TASK OBJECTIVE –
Copy each line below that includes "this".

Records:

——————————

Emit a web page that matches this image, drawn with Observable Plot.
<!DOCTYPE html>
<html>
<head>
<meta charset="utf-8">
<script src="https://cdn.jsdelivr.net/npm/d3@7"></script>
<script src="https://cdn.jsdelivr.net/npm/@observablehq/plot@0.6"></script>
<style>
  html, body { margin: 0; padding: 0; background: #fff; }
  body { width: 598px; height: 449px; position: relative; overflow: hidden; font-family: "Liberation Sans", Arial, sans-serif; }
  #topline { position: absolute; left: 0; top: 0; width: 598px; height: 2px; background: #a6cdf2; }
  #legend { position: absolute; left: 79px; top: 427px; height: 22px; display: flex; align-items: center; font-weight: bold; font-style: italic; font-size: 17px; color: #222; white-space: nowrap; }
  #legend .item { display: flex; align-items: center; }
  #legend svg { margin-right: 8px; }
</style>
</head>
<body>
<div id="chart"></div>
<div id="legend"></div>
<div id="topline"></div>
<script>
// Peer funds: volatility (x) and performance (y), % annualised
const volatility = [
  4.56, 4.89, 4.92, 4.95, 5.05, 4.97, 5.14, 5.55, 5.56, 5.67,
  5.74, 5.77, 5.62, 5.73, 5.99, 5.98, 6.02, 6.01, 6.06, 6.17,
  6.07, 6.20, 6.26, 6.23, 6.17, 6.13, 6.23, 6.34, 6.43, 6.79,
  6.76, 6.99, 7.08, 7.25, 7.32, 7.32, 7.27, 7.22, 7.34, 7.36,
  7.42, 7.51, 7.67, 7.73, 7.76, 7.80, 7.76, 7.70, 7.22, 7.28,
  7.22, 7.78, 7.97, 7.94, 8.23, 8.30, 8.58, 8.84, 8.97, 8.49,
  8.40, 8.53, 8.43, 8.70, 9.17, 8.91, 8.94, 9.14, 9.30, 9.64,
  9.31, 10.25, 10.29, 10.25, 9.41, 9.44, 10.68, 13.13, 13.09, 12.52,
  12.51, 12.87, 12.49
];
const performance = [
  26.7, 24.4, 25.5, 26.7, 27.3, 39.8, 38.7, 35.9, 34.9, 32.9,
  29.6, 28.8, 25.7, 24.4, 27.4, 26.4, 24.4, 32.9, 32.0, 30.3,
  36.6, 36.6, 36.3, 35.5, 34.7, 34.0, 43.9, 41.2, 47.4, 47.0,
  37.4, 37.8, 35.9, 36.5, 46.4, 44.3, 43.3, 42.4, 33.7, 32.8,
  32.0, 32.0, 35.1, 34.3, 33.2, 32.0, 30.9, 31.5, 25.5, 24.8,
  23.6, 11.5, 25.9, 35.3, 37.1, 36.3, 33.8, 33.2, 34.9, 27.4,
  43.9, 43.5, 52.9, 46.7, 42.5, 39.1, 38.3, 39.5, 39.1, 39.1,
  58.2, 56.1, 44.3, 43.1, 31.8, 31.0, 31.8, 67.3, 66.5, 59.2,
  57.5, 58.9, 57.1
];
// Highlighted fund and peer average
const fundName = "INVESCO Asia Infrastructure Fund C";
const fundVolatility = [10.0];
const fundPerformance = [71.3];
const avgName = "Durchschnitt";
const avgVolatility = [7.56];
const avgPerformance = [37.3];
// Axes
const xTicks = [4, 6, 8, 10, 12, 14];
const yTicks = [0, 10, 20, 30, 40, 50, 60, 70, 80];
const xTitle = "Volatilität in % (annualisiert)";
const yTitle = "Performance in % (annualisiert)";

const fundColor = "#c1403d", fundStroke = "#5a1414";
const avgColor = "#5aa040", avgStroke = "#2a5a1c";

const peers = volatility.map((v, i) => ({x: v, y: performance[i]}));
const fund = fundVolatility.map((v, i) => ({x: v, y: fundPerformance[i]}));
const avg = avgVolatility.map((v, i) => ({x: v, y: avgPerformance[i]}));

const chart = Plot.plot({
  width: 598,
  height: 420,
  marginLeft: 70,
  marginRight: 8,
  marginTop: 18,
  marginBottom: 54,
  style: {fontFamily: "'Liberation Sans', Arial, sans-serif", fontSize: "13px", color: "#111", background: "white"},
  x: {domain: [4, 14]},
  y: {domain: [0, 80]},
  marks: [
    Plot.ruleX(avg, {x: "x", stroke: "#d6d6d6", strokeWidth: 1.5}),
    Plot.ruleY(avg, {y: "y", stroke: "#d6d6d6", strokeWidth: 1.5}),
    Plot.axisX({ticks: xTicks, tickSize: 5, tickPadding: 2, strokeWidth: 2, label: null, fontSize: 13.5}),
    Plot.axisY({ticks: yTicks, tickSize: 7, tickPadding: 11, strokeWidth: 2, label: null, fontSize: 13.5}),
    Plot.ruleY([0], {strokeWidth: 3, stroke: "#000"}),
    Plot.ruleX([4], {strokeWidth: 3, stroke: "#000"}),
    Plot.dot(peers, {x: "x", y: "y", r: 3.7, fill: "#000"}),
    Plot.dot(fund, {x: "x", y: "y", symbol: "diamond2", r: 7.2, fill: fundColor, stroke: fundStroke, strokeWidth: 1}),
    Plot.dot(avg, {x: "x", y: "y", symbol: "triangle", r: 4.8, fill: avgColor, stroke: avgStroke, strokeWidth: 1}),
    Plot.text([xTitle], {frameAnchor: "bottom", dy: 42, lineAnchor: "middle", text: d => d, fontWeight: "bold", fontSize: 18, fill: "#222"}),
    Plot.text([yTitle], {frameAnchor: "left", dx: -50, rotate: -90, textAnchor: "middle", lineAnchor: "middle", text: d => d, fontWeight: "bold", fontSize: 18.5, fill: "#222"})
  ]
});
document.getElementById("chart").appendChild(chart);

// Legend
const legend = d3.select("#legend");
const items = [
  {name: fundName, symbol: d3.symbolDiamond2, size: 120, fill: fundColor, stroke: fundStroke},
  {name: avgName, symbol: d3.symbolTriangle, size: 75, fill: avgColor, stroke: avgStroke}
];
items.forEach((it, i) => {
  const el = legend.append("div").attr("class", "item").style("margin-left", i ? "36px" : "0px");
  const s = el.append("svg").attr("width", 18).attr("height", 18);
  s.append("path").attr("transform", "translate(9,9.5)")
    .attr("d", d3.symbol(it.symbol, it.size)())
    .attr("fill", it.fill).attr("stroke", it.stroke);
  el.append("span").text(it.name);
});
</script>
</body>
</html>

——————————

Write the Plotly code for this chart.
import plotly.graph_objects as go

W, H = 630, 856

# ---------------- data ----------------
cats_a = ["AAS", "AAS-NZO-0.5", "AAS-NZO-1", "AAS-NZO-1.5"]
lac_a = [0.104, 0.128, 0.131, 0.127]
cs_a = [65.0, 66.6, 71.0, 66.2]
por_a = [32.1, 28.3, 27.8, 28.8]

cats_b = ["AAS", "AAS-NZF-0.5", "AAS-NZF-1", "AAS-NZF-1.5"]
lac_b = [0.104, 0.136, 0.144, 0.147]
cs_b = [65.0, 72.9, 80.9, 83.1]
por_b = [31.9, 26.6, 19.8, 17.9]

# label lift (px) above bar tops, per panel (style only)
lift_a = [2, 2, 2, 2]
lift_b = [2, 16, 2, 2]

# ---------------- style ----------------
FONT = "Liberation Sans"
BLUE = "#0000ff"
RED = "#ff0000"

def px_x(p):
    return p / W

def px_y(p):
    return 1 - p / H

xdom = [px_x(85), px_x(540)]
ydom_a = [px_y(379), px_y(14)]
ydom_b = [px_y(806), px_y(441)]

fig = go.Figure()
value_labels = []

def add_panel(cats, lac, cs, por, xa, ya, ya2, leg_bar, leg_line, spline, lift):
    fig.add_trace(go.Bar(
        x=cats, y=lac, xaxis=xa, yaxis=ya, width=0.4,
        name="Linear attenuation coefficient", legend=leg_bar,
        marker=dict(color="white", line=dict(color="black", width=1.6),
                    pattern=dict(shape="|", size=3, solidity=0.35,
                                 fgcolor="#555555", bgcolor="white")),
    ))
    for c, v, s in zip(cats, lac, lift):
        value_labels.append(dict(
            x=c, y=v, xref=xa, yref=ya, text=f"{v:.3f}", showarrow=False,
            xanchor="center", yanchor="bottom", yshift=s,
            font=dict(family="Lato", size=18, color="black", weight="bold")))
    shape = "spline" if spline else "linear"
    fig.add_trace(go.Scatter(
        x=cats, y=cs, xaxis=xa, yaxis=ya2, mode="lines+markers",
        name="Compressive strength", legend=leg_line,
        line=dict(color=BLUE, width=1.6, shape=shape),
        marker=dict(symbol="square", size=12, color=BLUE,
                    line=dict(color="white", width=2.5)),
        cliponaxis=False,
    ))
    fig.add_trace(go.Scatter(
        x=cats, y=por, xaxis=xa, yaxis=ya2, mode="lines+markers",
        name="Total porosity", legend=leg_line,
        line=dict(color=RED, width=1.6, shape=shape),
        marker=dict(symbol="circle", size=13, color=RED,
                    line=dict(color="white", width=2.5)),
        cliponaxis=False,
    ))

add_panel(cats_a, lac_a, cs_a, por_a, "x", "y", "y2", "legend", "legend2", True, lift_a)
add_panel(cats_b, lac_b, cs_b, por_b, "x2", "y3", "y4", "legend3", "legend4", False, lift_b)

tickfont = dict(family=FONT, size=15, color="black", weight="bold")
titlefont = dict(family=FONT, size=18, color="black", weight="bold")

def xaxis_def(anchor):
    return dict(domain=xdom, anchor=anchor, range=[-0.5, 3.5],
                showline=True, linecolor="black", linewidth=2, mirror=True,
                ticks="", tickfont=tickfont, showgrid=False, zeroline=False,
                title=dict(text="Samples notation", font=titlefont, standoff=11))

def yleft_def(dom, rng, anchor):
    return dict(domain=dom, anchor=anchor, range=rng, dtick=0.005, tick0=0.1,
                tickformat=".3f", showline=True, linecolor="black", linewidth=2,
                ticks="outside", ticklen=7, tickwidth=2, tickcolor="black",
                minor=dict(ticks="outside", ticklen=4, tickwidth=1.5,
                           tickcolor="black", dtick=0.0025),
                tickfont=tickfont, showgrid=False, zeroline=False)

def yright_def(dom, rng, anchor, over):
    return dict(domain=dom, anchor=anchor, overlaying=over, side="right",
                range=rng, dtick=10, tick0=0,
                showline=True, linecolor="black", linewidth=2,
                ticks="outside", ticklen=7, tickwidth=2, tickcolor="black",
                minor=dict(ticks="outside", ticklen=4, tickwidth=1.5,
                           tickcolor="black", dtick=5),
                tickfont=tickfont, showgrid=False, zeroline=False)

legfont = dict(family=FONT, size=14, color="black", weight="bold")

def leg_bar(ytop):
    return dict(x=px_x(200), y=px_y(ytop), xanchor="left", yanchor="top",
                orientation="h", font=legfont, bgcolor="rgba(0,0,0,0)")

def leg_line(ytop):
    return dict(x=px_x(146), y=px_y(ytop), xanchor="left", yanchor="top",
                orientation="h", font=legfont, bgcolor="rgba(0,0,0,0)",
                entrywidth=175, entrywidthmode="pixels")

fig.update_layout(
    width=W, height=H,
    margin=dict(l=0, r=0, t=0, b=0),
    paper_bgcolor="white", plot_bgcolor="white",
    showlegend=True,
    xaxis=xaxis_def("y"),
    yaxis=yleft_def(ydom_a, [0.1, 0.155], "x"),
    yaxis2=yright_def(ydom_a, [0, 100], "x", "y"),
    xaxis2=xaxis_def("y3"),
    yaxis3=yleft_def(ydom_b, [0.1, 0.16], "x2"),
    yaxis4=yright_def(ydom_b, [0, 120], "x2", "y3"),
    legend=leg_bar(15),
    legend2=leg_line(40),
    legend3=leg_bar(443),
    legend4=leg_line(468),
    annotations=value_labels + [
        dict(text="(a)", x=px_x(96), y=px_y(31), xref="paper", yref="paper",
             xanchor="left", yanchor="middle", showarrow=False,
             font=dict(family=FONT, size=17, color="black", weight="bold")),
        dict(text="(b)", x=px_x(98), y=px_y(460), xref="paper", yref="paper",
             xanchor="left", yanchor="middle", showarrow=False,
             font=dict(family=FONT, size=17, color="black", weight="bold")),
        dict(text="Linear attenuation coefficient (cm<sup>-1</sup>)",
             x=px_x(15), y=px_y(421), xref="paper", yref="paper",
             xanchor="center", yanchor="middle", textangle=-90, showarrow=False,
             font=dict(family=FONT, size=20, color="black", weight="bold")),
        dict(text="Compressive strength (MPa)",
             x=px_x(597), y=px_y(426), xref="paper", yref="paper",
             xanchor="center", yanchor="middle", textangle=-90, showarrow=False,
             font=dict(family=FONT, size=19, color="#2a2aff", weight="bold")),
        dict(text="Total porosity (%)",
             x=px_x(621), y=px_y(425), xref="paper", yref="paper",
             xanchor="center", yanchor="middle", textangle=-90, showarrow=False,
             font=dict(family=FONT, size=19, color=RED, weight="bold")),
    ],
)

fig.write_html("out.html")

——————————

EXERCISE OUTPUT –
Emit a web page that matches this image, drawn with Observable Plot.
Write the Plotly code for this chart.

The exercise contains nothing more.